Ann Coulter
Listening to the breathless news coverage, you would think Sen. Jim Jeffords' defection from the Republican Party was the greatest patriotic act since the Army Rangers scaled the cliffs at Pointe du Hoc. The Los Angeles Times wrote of this momentous event: "Sen. Jim Jeffords now walks in the footsteps of Winston Churchill, Ronald Reagan and Abraham Lincoln." ABC's Peter Jennings said: "It's political earthquake time in Washington."

For anyone passingly familiar with Jeffords' record, his defection was about as earth-shattering as Truman Capote coming out of the closet.

Jeffords voted against President Clinton's impeachment.
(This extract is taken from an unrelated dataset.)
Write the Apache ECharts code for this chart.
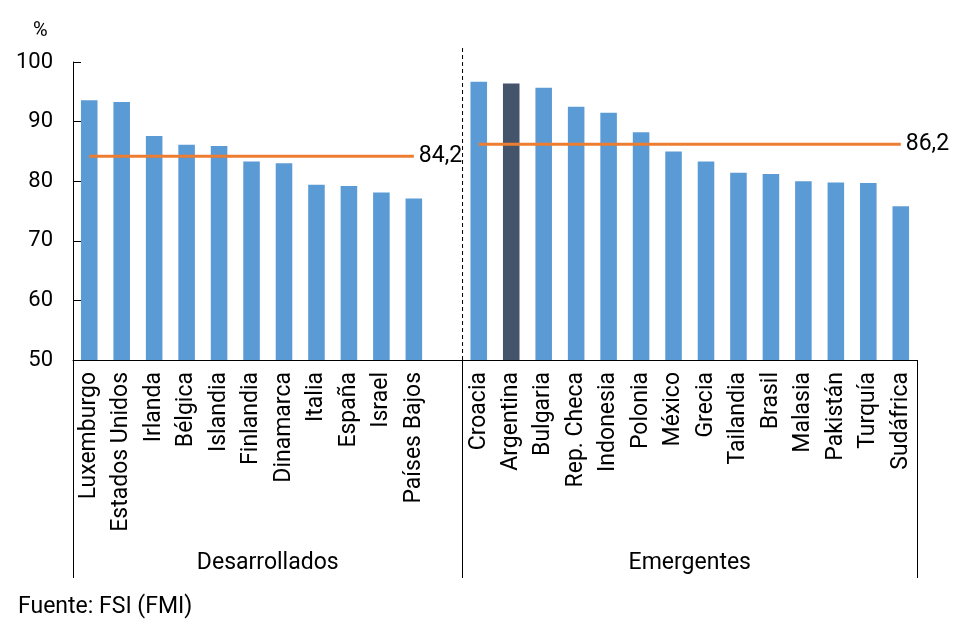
<!DOCTYPE html>
<html>
<head>
<meta charset="utf-8">
<script src="https://cdn.jsdelivr.net/npm/echarts@6/dist/echarts.min.js"></script>
<style>html,body{margin:0;padding:0;background:#fff}#c{width:960px;height:636px}</style>
</head>
<body>
<div id="c"></div>
<script>
// ---- data ----
var devCountries = ['Luxemburgo','Estados Unidos','Irlanda','Bélgica','Islandia','Finlandia','Dinamarca','Italia','España','Israel','Países Bajos'];
var devValues = [93.6, 93.3, 87.6, 86.1, 85.9, 83.3, 83.0, 79.4, 79.2, 78.1, 77.1];
var emCountries = ['Croacia','Argentina','Bulgaria','Rep. Checa','Indonesia','Polonia','México','Grecia','Tailandia','Brasil','Malasia','Pakistán','Turquía','Sudáfrica'];
var emValues = [96.7, 96.4, 95.7, 92.5, 91.5, 88.2, 85.0, 83.3, 81.4, 81.2, 80.0, 79.8, 79.7, 75.8];
var groupNames = ['Desarrollados', 'Emergentes'];
var avgDev = 84.2;
var avgEm = 86.2;
var highlightCountry = 'Argentina';
var yTicks = [50, 60, 70, 80, 90, 100];
var sourceText = 'Fuente: FSI (FMI)';

// ---- build ----
var categories = devCountries.concat(['']).concat(emCountries);
var nSlots = categories.length;
var splitAt = devCountries.length + 1; // boundary between groups (slot units)
var groupCenters = [splitAt / 2, splitAt + emCountries.length / 2];

var barData = devValues.concat([null]).concat(emValues).map(function (v, i) {
  if (v === null) return null;
  return {
    value: v,
    itemStyle: { color: categories[i] === highlightCountry ? '#44546A' : '#5B9BD5' }
  };
});

function avgLine(avg, start, count) {
  var arr = [];
  for (var i = 0; i < nSlots; i++) {
    if (i >= start && i < start + count) {
      var item = { value: avg };
      if (i === start + count - 1) item.label = { show: true };
      arr.push(item);
    } else arr.push(null);
  }
  return arr;
}
var devLine = avgLine(avgDev, 0, devCountries.length);
var emLine = avgLine(avgEm, splitAt, emCountries.length);

var FONT = 'Roboto';
var chart = echarts.init(document.getElementById('c'), null, { renderer: 'canvas' });

var lineLabel = {
  show: false,
  position: 'right',
  distance: 5,
  color: '#000',
  fontFamily: FONT,
  fontSize: 23,
  formatter: function (p) { return String(p.value).replace('.', ','); }
};

chart.setOption({
  animation: false,
  textStyle: { fontFamily: FONT },
  title: [
    { text: '%', left: 28, top: 16, textStyle: { fontFamily: FONT, fontSize: 20, fontWeight: 'normal', color: '#000' } },
    { text: sourceText, left: 13, top: 591, textStyle: { fontFamily: FONT, fontSize: 23, fontWeight: 'normal', color: '#000' } }
  ],
  grid: { left: 73, right: 43, top: 62, bottom: 276, containLabel: false },
  xAxis: [
    {
      type: 'category',
      data: categories,
      axisLine: { lineStyle: { color: '#000', width: 1 } },
      axisTick: { show: false },
      axisLabel: { interval: 0, rotate: 90, margin: 12, color: '#000', fontFamily: FONT, fontSize: 23 }
    },
    {
      type: 'value',
      min: 0,
      max: nSlots,
      position: 'bottom',
      offset: 218,
      axisLine: { show: false },
      splitLine: { show: false },
      axisTick: { show: true, inside: true, length: 218, customValues: [0, splitAt, nSlots], lineStyle: { color: '#000', width: 1 } },
      axisLabel: {
        show: true, inside: true, margin: 3, customValues: groupCenters,
        color: '#000', fontFamily: FONT, fontSize: 23,
        formatter: function (v) { var k = groupCenters.indexOf(v); return k >= 0 ? groupNames[k] : ''; }
      }
    }
  ],
  yAxis: {
    type: 'value',
    min: yTicks[0],
    max: yTicks[yTicks.length - 1],
    interval: 10,
    axisLine: { show: true, lineStyle: { color: '#000', width: 1 } },
    axisTick: { show: true, inside: true, length: 8, lineStyle: { color: '#000' } },
    splitLine: { show: false },
    axisLabel: { margin: 20, color: '#000', fontFamily: FONT, fontSize: 22 }
  },
  series: [
    {
      type: 'bar',
      data: barData,
      barWidth: '51%',
      itemStyle: { color: '#5B9BD5' }
    },
    {
      type: 'line',
      data: devLine,
      symbol: 'circle', symbolSize: 0, showSymbol: true,
      connectNulls: false,
      lineStyle: { color: '#ED7D31', width: 3 },
      itemStyle: { color: '#ED7D31' },
      label: lineLabel,
      z: 5
    },
    {
      type: 'line',
      data: emLine,
      symbol: 'circle', symbolSize: 0, showSymbol: true,
      connectNulls: false,
      lineStyle: { color: '#ED7D31', width: 3 },
      itemStyle: { color: '#ED7D31' },
      label: lineLabel,
      z: 5
    },
    {
      type: 'line',
      xAxisIndex: 1,
      data: [[splitAt, yTicks[0]], [splitAt, 102.7]],
      symbol: 'none',
      clip: false,
      lineStyle: { color: '#000', width: 1, type: [4, 3] },
      z: 1
    }
  ]
});
</script>
</body>
</html>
He opposed Clarence Thomas and Robert Bork. He was a big fan of Hillary's socialist health-care plan, which was such an unprecedented federal takeover of private industry that even the Democrats finally blanched. Not Jeffords. Needless to say, he is also pro-abortion.

Jeffords opposed Bush's tax cut -- along with "moderate Democrats," as The New York Times described them. (The "liberal Democrats" must have been the ones calling for deeper cuts.) Indeed, Jeffords opposes all tax cuts. He even opposed Reagan's tax cut.

Jeffords explained his recent exit thus: "Increasingly, I find myself in disagreement with my party." Note "increasingly." He had endured Reagan, but just couldn't take it anymore under Bush.

The "big tent" may accommodate a lot of kooks, but if the Republican Party doesn't stand for tax cuts, there's no tent: The Republican Party is just a random assemblage of people -- tax-cutters, tax-gougers, whatever. The only reason Northeastern liberals like Jeffords call themselves "Republicans" is class snobbery. They disdain Democrats, whom they view as the dirty working class, and think being a Republican should entail nothing more than thrashing the servants.

At least Jeffords was predictable. He was, in fact, as comically predictable as the media's reaction to him. For his utterly typecast positions as a Northeastern tax-and-spend liberal, the entire press corps hailed Jeffords as a "maverick" who "has always played against type," as The New York Times chirped.

In addition to "maverick," references to Jeffords must include the adjective "flinty." The establishment press's admiring use of the word "flinty" in reference to sell-out Northeastern Republicans is as inevitable as the tabloids' use of "luscious" to describe Hollywood starlets.